* Stated goal *
Copy each line of the material below that includes the string "this".

* Records provided *
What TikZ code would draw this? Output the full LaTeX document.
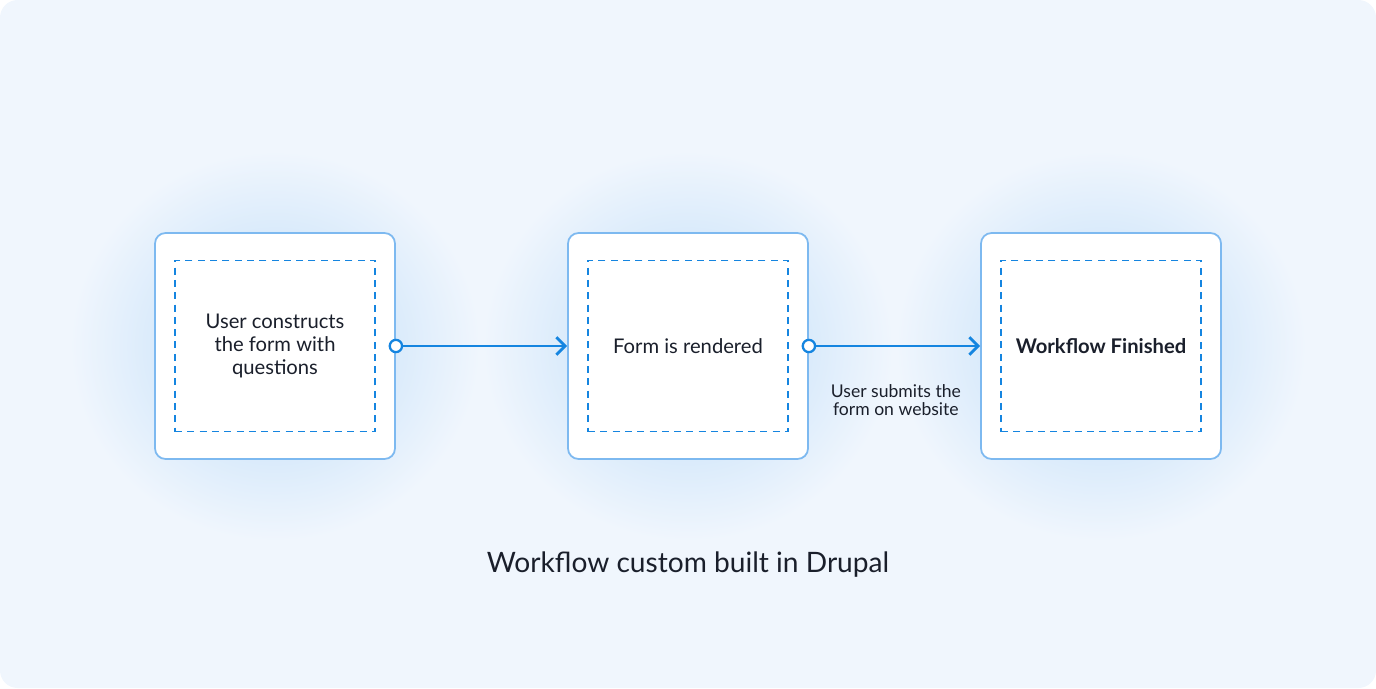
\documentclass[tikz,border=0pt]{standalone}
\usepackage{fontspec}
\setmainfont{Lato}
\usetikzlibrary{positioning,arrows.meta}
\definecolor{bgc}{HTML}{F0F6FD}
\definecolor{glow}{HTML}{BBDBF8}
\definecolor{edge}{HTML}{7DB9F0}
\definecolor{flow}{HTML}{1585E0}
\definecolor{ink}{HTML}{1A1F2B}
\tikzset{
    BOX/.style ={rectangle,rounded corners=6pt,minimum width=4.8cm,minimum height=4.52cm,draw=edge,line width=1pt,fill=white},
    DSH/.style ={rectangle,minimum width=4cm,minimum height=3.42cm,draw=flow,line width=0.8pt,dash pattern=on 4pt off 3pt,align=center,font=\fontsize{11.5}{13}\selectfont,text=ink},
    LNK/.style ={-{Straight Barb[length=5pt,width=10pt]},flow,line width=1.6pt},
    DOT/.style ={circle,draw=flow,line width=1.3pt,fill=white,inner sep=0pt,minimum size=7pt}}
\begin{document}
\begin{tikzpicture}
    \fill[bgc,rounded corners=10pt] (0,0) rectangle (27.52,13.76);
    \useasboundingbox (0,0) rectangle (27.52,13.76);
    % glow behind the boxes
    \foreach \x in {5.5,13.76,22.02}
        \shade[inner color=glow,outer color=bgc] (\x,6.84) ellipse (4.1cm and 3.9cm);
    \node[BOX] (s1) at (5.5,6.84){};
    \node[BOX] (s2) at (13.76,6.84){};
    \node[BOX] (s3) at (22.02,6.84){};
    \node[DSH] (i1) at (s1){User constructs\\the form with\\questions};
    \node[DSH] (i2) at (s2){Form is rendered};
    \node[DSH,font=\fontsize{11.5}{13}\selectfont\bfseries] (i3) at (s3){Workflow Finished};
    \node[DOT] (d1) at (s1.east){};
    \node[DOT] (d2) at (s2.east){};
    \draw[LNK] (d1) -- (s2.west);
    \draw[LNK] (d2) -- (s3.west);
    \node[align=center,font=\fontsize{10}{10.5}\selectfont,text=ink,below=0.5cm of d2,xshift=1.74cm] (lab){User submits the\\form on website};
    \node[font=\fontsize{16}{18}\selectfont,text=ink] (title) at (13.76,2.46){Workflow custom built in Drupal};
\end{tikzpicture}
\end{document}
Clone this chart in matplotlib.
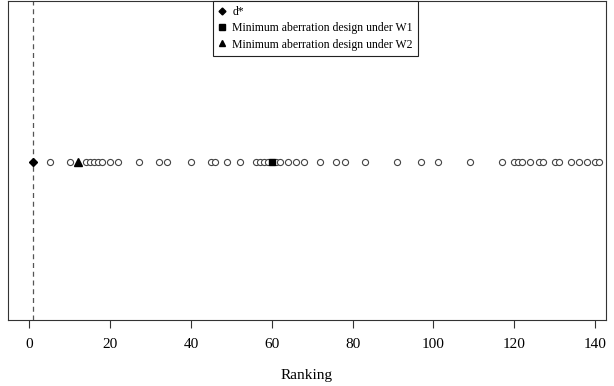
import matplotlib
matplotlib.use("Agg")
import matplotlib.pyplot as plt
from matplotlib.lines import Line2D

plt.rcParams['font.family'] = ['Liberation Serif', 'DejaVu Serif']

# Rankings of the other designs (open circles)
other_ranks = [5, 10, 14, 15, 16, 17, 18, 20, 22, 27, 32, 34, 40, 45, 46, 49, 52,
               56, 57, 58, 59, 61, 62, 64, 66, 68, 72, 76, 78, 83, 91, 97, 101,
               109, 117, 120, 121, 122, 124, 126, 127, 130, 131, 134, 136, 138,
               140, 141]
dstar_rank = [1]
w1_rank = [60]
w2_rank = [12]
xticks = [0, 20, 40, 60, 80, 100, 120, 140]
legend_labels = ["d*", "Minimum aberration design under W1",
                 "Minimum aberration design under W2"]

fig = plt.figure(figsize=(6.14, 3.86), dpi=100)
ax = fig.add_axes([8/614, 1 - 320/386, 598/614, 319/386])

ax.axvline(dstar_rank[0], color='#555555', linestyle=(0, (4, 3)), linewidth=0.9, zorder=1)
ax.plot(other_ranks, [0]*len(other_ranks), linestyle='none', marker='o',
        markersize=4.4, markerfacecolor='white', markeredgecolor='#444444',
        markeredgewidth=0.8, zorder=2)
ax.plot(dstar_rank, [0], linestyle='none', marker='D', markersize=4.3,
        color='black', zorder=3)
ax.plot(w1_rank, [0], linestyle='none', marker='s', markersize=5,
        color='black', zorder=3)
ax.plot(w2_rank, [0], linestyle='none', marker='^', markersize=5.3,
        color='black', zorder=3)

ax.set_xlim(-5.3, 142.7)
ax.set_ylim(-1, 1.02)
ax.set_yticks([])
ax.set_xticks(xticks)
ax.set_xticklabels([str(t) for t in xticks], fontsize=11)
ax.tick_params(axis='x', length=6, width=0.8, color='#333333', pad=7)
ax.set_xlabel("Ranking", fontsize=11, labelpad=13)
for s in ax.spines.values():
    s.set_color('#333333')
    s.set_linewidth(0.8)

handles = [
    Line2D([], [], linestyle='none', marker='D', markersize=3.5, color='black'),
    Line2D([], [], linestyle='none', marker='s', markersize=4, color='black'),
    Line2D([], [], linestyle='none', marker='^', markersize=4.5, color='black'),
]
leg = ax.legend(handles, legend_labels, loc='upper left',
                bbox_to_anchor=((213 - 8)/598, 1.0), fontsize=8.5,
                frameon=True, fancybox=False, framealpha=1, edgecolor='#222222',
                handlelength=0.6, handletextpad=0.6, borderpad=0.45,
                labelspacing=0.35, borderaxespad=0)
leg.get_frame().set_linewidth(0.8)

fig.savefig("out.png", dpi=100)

* Solved problem *
What TikZ code would draw this? Output the full LaTeX document.
Clone this chart in matplotlib.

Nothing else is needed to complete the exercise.